> Task prompt
Carry none of the pictures over; write out the complete data exactly.

> Given material
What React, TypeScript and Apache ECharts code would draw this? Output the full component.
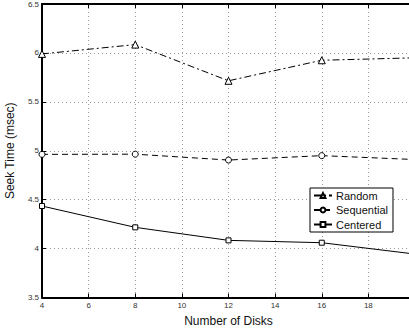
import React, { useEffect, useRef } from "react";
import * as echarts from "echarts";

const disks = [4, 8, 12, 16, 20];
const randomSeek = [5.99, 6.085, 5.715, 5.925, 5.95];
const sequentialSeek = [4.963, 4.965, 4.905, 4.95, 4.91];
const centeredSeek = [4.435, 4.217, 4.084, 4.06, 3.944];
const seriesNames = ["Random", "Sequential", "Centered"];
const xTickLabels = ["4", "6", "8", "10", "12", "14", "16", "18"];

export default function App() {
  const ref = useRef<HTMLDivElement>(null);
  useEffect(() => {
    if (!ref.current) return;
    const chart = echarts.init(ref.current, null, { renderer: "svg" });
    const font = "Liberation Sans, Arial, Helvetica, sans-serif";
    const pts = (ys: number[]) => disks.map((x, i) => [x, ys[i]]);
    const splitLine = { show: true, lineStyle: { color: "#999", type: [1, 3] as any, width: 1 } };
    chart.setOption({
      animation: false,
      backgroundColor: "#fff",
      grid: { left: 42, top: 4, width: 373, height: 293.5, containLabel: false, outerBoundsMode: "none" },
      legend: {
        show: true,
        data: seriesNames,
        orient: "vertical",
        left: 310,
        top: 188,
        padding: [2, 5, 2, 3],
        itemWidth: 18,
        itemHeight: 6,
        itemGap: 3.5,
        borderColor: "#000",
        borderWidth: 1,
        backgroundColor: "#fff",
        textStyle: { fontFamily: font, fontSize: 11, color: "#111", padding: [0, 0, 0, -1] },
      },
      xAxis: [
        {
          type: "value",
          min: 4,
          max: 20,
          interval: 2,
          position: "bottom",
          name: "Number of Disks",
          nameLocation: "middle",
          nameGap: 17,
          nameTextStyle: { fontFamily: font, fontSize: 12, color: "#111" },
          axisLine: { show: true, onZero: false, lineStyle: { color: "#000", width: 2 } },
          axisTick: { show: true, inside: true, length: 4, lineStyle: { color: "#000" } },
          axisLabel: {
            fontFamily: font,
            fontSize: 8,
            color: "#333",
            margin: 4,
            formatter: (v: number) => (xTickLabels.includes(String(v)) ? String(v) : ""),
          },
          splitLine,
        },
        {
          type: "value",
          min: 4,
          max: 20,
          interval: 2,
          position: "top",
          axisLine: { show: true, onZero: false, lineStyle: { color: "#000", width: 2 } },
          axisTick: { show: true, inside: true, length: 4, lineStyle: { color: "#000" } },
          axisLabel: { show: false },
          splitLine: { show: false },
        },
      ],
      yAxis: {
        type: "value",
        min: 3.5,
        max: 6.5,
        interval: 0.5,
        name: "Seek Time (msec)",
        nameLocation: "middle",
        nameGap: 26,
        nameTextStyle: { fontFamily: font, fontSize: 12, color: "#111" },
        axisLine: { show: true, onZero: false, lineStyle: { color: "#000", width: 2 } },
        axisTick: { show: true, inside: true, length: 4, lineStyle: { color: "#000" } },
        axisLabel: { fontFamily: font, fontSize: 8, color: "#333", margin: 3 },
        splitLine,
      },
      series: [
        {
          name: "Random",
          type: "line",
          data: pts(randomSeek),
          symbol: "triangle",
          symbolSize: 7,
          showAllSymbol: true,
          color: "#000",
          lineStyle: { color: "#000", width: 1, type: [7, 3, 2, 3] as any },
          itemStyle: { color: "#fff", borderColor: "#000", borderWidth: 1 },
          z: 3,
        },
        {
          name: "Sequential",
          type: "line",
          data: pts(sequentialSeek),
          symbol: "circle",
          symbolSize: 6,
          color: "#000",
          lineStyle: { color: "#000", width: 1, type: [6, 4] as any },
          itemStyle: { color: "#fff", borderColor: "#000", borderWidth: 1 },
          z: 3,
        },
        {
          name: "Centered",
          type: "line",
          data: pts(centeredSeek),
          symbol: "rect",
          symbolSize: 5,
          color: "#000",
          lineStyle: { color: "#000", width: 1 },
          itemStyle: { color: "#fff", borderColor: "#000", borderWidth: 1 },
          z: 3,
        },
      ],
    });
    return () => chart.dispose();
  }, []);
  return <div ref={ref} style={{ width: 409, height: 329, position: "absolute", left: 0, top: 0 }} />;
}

> Exercise response
What React, TypeScript and Apache ECharts code would draw this? Output the full component.
import React, { useEffect, useRef } from "react";
import * as echarts from "echarts";

const disks = [4, 8, 12, 16, 20];
const randomSeek = [5.99, 6.085, 5.715, 5.925, 5.95];
const sequentialSeek = [4.963, 4.965, 4.905, 4.95, 4.91];
const centeredSeek = [4.435, 4.217, 4.084, 4.06, 3.944];
const seriesNames = ["Random", "Sequential", "Centered"];
const xTickLabels = ["4", "6", "8", "10", "12", "14", "16", "18"];

export default function App() {
  const ref = useRef<HTMLDivElement>(null);
  useEffect(() => {
    if (!ref.current) return;
    const chart = echarts.init(ref.current, null, { renderer: "svg" });
    const font = "Liberation Sans, Arial, Helvetica, sans-serif";
    const pts = (ys: number[]) => disks.map((x, i) => [x, ys[i]]);
    const splitLine = { show: true, lineStyle: { color: "#999", type: [1, 3] as any, width: 1 } };
    chart.setOption({
      animation: false,
      backgroundColor: "#fff",
      grid: { left: 42, top: 4, width: 373, height: 293.5, containLabel: false, outerBoundsMode: "none" },
      legend: {
        show: true,
        data: seriesNames,
        orient: "vertical",
        left: 310,
        top: 188,
        padding: [2, 5, 2, 3],
        itemWidth: 18,
        itemHeight: 6,
        itemGap: 3.5,
        borderColor: "#000",
        borderWidth: 1,
        backgroundColor: "#fff",
        textStyle: { fontFamily: font, fontSize: 11, color: "#111", padding: [0, 0, 0, -1] },
      },
      xAxis: [
        {
          type: "value",
          min: 4,
          max: 20,
          interval: 2,
          position: "bottom",
          name: "Number of Disks",
          nameLocation: "middle",
          nameGap: 17,
          nameTextStyle: { fontFamily: font, fontSize: 12, color: "#111" },
          axisLine: { show: true, onZero: false, lineStyle: { color: "#000", width: 2 } },
          axisTick: { show: true, inside: true, length: 4, lineStyle: { color: "#000" } },
          axisLabel: {
            fontFamily: font,
            fontSize: 8,
            color: "#333",
            margin: 4,
            formatter: (v: number) => (xTickLabels.includes(String(v)) ? String(v) : ""),
          },
          splitLine,
        },
        {
          type: "value",
          min: 4,
          max: 20,
          interval: 2,
          position: "top",
          axisLine: { show: true, onZero: false, lineStyle: { color: "#000", width: 2 } },
          axisTick: { show: true, inside: true, length: 4, lineStyle: { color: "#000" } },
          axisLabel: { show: false },
          splitLine: { show: false },
        },
      ],
      yAxis: {
        type: "value",
        min: 3.5,
        max: 6.5,
        interval: 0.5,
        name: "Seek Time (msec)",
        nameLocation: "middle",
        nameGap: 26,
        nameTextStyle: { fontFamily: font, fontSize: 12, color: "#111" },
        axisLine: { show: true, onZero: false, lineStyle: { color: "#000", width: 2 } },
        axisTick: { show: true, inside: true, length: 4, lineStyle: { color: "#000" } },
        axisLabel: { fontFamily: font, fontSize: 8, color: "#333", margin: 3 },
        splitLine,
      },
      series: [
        {
          name: "Random",
          type: "line",
          data: pts(randomSeek),
          symbol: "triangle",
          symbolSize: 7,
          showAllSymbol: true,
          color: "#000",
          lineStyle: { color: "#000", width: 1, type: [7, 3, 2, 3] as any },
          itemStyle: { color: "#fff", borderColor: "#000", borderWidth: 1 },
          z: 3,
        },
        {
          name: "Sequential",
          type: "line",
          data: pts(sequentialSeek),
          symbol: "circle",
          symbolSize: 6,
          color: "#000",
          lineStyle: { color: "#000", width: 1, type: [6, 4] as any },
          itemStyle: { color: "#fff", borderColor: "#000", borderWidth: 1 },
          z: 3,
        },
        {
          name: "Centered",
          type: "line",
          data: pts(centeredSeek),
          symbol: "rect",
          symbolSize: 5,
          color: "#000",
          lineStyle: { color: "#000", width: 1 },
          itemStyle: { color: "#fff", borderColor: "#000", borderWidth: 1 },
          z: 3,
        },
      ],
    });
    return () => chart.dispose();
  }, []);
  return <div ref={ref} style={{ width: 409, height: 329, position: "absolute", left: 0, top: 0 }} />;
}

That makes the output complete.